▶ **Problem**:
Filter the listing below, copying every line in which the word "LaTeX" appears.

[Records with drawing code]
--------------------

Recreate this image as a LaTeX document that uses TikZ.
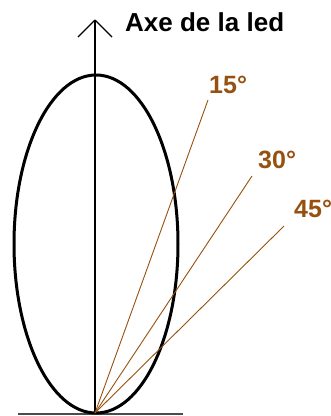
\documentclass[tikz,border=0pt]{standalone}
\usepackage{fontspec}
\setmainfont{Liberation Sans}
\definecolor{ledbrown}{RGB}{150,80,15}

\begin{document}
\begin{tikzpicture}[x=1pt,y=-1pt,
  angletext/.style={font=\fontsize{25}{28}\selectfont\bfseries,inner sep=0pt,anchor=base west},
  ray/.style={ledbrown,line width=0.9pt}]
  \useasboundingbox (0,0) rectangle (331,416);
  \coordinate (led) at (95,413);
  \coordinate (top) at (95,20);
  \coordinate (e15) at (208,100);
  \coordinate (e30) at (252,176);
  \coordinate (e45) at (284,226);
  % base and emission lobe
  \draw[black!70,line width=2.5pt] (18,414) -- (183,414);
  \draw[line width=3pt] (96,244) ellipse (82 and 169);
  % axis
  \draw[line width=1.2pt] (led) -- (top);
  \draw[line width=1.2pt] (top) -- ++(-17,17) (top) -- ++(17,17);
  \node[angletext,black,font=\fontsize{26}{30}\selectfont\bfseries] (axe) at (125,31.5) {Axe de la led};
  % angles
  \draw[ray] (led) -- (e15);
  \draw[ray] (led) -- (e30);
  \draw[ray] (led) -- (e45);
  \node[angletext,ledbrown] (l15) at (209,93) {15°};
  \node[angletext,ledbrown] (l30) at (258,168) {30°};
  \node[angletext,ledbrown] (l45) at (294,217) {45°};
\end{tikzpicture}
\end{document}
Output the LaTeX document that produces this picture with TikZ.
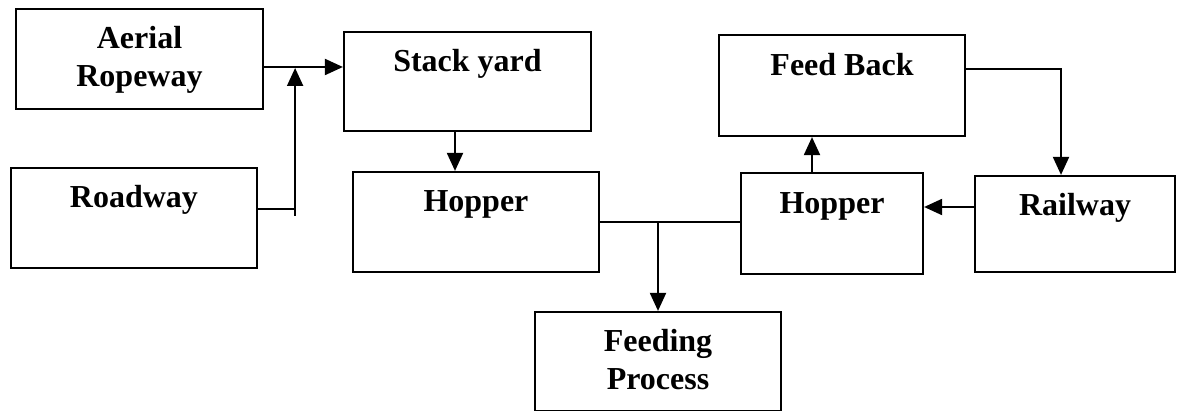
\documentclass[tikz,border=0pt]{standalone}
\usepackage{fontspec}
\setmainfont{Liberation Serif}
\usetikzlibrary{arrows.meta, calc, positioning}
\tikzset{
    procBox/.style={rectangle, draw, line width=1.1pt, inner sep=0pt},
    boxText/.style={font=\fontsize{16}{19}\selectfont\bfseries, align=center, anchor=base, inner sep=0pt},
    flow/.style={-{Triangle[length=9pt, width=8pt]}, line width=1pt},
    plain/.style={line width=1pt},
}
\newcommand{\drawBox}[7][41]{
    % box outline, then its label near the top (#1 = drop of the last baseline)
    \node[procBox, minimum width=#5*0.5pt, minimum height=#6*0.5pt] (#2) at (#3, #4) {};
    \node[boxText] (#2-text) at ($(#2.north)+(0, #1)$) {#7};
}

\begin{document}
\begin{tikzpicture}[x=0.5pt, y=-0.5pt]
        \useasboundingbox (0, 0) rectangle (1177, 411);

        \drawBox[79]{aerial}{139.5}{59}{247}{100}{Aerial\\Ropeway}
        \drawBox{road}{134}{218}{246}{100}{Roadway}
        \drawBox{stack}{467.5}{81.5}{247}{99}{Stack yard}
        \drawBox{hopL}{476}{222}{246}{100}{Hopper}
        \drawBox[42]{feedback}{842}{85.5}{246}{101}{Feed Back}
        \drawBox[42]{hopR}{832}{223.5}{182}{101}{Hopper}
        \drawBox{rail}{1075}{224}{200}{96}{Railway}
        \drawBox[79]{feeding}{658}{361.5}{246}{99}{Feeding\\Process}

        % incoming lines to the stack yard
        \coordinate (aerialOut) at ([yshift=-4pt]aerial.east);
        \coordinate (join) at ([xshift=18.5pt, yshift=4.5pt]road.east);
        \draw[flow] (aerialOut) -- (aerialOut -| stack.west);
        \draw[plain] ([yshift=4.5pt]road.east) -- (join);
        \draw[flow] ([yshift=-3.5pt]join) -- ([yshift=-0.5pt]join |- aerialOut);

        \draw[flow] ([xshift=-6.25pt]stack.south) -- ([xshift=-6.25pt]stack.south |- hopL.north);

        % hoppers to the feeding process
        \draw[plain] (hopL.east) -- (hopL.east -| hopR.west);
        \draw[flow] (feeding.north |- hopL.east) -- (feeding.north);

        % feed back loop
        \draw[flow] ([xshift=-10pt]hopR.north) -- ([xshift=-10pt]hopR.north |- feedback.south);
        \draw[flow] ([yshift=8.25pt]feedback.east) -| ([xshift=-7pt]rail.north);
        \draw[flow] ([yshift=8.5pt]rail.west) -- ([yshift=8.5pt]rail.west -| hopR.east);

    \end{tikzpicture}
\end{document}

--------------------

▶ **Solved problem**:
Recreate this image as a LaTeX document that uses TikZ.
Output the LaTeX document that produces this picture with TikZ.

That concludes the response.